Armenia’s moribund state railway is in a surprising fourth place, paying more to the pension fund than the country’s largest corporate taxpayer, the Zangezur Copper-Molybdenum Plant. Zangezur is only sixth on the list made available to RFE/RL by Khachikian.
Other big and lucrative Armenian companies are much lower in the rankings. The Sanex company, for example, which enjoys a de facto monopoly on imports of basic food commodities, paid less in social security taxes than each of the country’s main hospitals.
According to Khachikian, this does not necessarily testify to gross tax evasion as the main factor in pension tax collection is the number of people employed by a particular company and the size of their wages. “We have to keep in mind that it is possible to make big profits with few employees,” he said.
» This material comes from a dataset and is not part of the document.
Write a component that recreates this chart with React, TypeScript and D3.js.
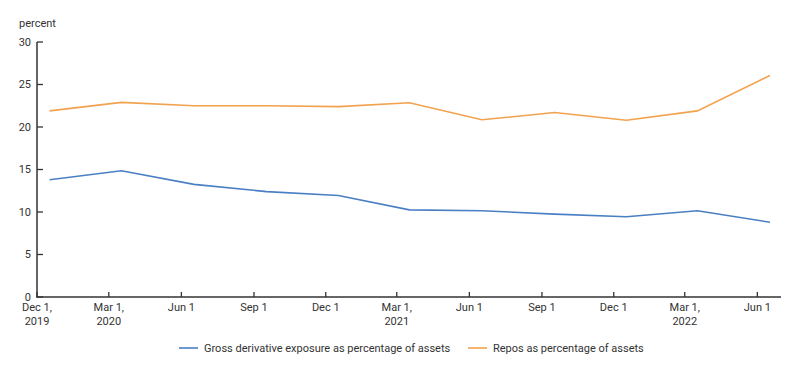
import React from "react";
import * as d3 from "d3";

const dates = [
  "2019-12-17", "2020-03-17", "2020-06-17", "2020-09-17", "2020-12-17",
  "2021-03-17", "2021-06-17", "2021-09-17", "2021-12-17", "2022-03-17", "2022-06-17",
];
const derivatives = [13.8, 14.85, 13.25, 12.4, 11.95, 10.25, 10.15, 9.75, 9.45, 10.15, 8.8];
const repos = [21.9, 22.9, 22.5, 22.5, 22.4, 22.85, 20.85, 21.7, 20.8, 21.9, 26.05];
const xTicks = [
  "2019-12-01", "2020-03-01", "2020-06-01", "2020-09-01", "2020-12-01",
  "2021-03-01", "2021-06-01", "2021-09-01", "2021-12-01", "2022-03-01", "2022-06-01",
];
const xTickLabels: string[][] = [
  ["Dec 1,", "2019"], ["Mar 1,", "2020"], ["Jun 1"], ["Sep 1"], ["Dec 1"],
  ["Mar 1,", "2021"], ["Jun 1"], ["Sep 1"], ["Dec 1"], ["Mar 1,", "2022"], ["Jun 1"],
];
const yTicks = [0, 5, 10, 15, 20, 25, 30];
const seriesNames = ["Gross derivative exposure as percentage of assets", "Repos as percentage of assets"];

const BLUE = "#4a7fc4";
const ORANGE = "#f2a24e";
const AXIS = "#333";
const FONT = "Roboto, 'Noto Sans', sans-serif";

export default function App() {
  const W = 800, H = 370;
  const parse = d3.utcParse("%Y-%m-%d");
  const x = d3.scaleUtc()
    .domain([parse("2019-12-01")!, parse("2022-07-01")!])
    .range([37, 781]);
  const y = d3.scaleLinear().domain([0, 30]).range([297, 42]);
  const line = d3.line<number>()
    .x((_, i) => x(parse(dates[i])!))
    .y((v) => y(v));

  return (
    <svg width={W} height={H} style={{ position: "absolute", left: 0, top: 0 }} fontFamily={FONT}>
      <rect width={W} height={H} fill="#fff" />
      <text x={19} y={27} fontSize={11} fill={AXIS}>percent</text>
      {yTicks.map((t) => (
        <g key={t}>
          <line x1={37} x2={43} y1={y(t)} y2={y(t)} stroke={AXIS} strokeWidth={1.3} />
          <text x={31} y={y(t)} dy="0.35em" textAnchor="end" fontSize={11} fill={AXIS}>{t}</text>
        </g>
      ))}
      {xTicks.map((t, i) => {
        const xx = x(parse(t)!);
        return (
          <g key={t}>
            <line x1={xx} x2={xx} y1={297} y2={292} stroke={AXIS} strokeWidth={1.3} />
            {xTickLabels[i].map((s, j) => (
              <text key={j} x={xx} y={311 + j * 14} textAnchor="middle" fontSize={11} fill={AXIS}>{s}</text>
            ))}
          </g>
        );
      })}
      <line x1={37} x2={37} y1={42} y2={297.6} stroke={AXIS} strokeWidth={1.5} />
      <line x1={36.3} x2={781} y1={297} y2={297} stroke={AXIS} strokeWidth={1.5} />
      <path d={line(repos) || ""} fill="none" stroke={ORANGE} strokeWidth={1.6} />
      <path d={line(derivatives) || ""} fill="none" stroke={BLUE} strokeWidth={1.6} />
      <g>
        <line x1={179} x2={198} y1={348} y2={348} stroke={BLUE} strokeWidth={1.6} />
        <text x={204} y={348} dy="0.35em" fontSize={11} fill={AXIS}>{seriesNames[0]}</text>
        <line x1={468} x2={487} y1={348} y2={348} stroke={ORANGE} strokeWidth={1.6} />
        <text x={493} y={348} dy="0.35em" fontSize={11} fill={AXIS}>{seriesNames[1]}</text>
      </g>
    </svg>
  );
}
“But this doesn’t mean there are no companies evading social security and other taxes,” Khachikian said, adding that the practice is particularly widespread among construction companies, restaurants and numerous taxi firms.
They are believed to artificially reduce their contributions to the State Social Security Fund by underreporting the number of their employees. It is also not uncommon for private firms to underreport their workers’ wages. The practice is thought to be commonplace in all sectors of the economy.
With the total annual amount of officially declared wages paid in the private and public sectors estimated at 500 billion drams ($1.65 billion), analysts say the Armenian government should be able to collect at least 110 billion drams in social security tax this year. However, the pension fund’s revenues are expected to come in at only 85 billion drams.
In an effort to address the problem, the government decided two years ago to transfer the authority to collect pension tax from the fund to the State Tax Service. Khachikian said the move has worked as his agency rapidly balanced its books and posted a net surplus of more than 4 billion drams in 2006. The surplus is on course to reach at least 7 billion drams next year, he said.